How to evaluate infinite intersections or unions on any intervals? I'm having trouble understanding the basic principles of evaluating infinite intersections or unions on any intervals. Such as
$$\bigcap_{i=1}^{\infty} [2+i^{-2}, 5-i^{-2}]$$
I've been using the following:
https://math.stackexchange.com/a/1438760/248602
as an example, but I have trouble adapting this to infinite intersections since the arguments should be slightly different.
Can anyone explain the basic rules / common techniques for evaluating infinite intersections or unions for any intervals?
 A: "Prove" is the wrong word.  Maybe you meant "evaluate" or "simplify" or express in some simple form. One proves theorems; one proves identities; one proves propositions, lemmas, corollaries, etc.; one prives things that can be true of false. One does not "prove" intersections of sets.
As it stands now, the expression you wrote is $$\bigcap_{i=1}^\infty \{2+i^{-2}, 5-i^{-2}\}.$$ Maybe you meant $$\bigcap_{i=1}^\infty (2+i^{-2}, 5-i^{-2})$$ or $$\bigcap_{i=1}^\infty [2+i^{-2}, 5-i^{-2}].$$
In conventional notation $\{a,b\}$ means a set with only two members $a$ and $b$, and $(a,b)$ means an open interval from $a$ to $b$, with infinitely many members (except when that notation refers to an ordered pair, which is quite a different thing), and $[a,b]$ means the closed interval from $a$ to $b$.
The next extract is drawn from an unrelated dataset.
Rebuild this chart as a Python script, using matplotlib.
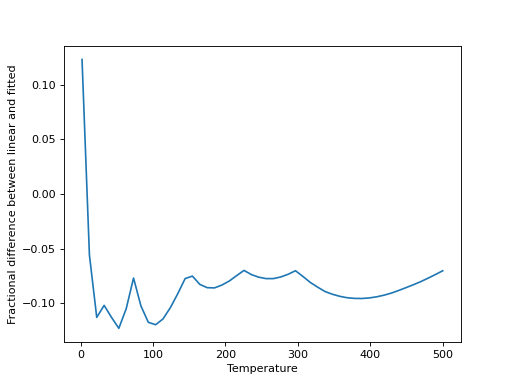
import matplotlib
matplotlib.use("Agg")
import matplotlib.pyplot as plt

temperature = [2, 12.2, 22.3, 32.5, 42.7, 52.8, 63, 73.1, 83.3, 93.5,
               103.6, 113.8, 124, 134.1, 144.3, 154.4, 164.6, 174.8, 184.9, 195.1,
               205.3, 215.4, 225.6, 235.7, 245.9, 256.1, 266.2, 276.4, 286.6, 296.7,
               306.9, 317.1, 327.2, 337.4, 347.6, 357.7, 367.9, 378, 388.2, 398.4,
               408.5, 418.7, 428.9, 439, 449.2, 459.4, 469.5, 479.7, 489.8, 500]
frac_diff = [0.123, -0.056, -0.113, -0.102, -0.113, -0.123, -0.105, -0.077, -0.1025, -0.1175,
             -0.1197, -0.1144, -0.104, -0.0914, -0.0775, -0.0752, -0.0828, -0.0858, -0.0860, -0.0834,
             -0.0797, -0.0748, -0.0700, -0.0738, -0.0762, -0.0775, -0.0775, -0.0760, -0.0735, -0.0703,
             -0.0755, -0.0810, -0.0853, -0.0893, -0.0918, -0.0937, -0.0950, -0.0956, -0.0957, -0.0952,
             -0.0942, -0.0927, -0.0908, -0.0884, -0.0858, -0.0831, -0.0803, -0.0771, -0.0738, -0.0703]

fig, ax = plt.subplots(figsize=(6.4, 4.8), dpi=80)
ax.plot(temperature, frac_diff)
ax.set_xlabel("Temperature")
ax.set_ylabel("Fractional difference between linear and fitted")
fig.savefig("out.png", dpi=80)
Let us suppose for the moment that you meant $$\bigcap_{i=1}^\infty (2+i^{-2}, 5-i^{-2}).$$
The main thing you need to know is this: A number (or other object) is a member of the intersection of a specified collection of sets if and only if it is a member of every one of them.
You're looking at
$$
(3,4) \cap (2+\tfrac 1 4, 5-\tfrac 1 4) \cap (2+\tfrac 1 9, 5 - \tfrac 1 9) \cap \cdots.
$$
These intervals are actually getting longer, so the first one is a subset of all of the others.  Therefore the only numbers that are in every one of these intervals are those that are in the first one, $(3,4)$, so that is the intersection.
I am suspicious: I wonder if you saw $\displaystyle \bigcap_{i=1}^\infty (2-i^{-2}, 5 + i^{-2})$ and interchange the plus and minus signs.  In that case, you'd have
$$
(1,6) \cap (2-\tfrac 1 4, 5 + \tfrac 1 4) \cap (2-\tfrac 1 9, 5+\tfrac 1 9) \cap \cdots.
$$
In that case, the lower bound of each interval is less than $2$ and the upper bound is more than $5$.  $2$ and $5$ are both members of every one of those intervals, and so are all numbers between $2$ and $5$. But every number less than $2$ will get excluded by some of the intervals, as will every number more than $5$.  Thus the intersection in that case is $[2,5]$, a closed interval that includes both endpoints.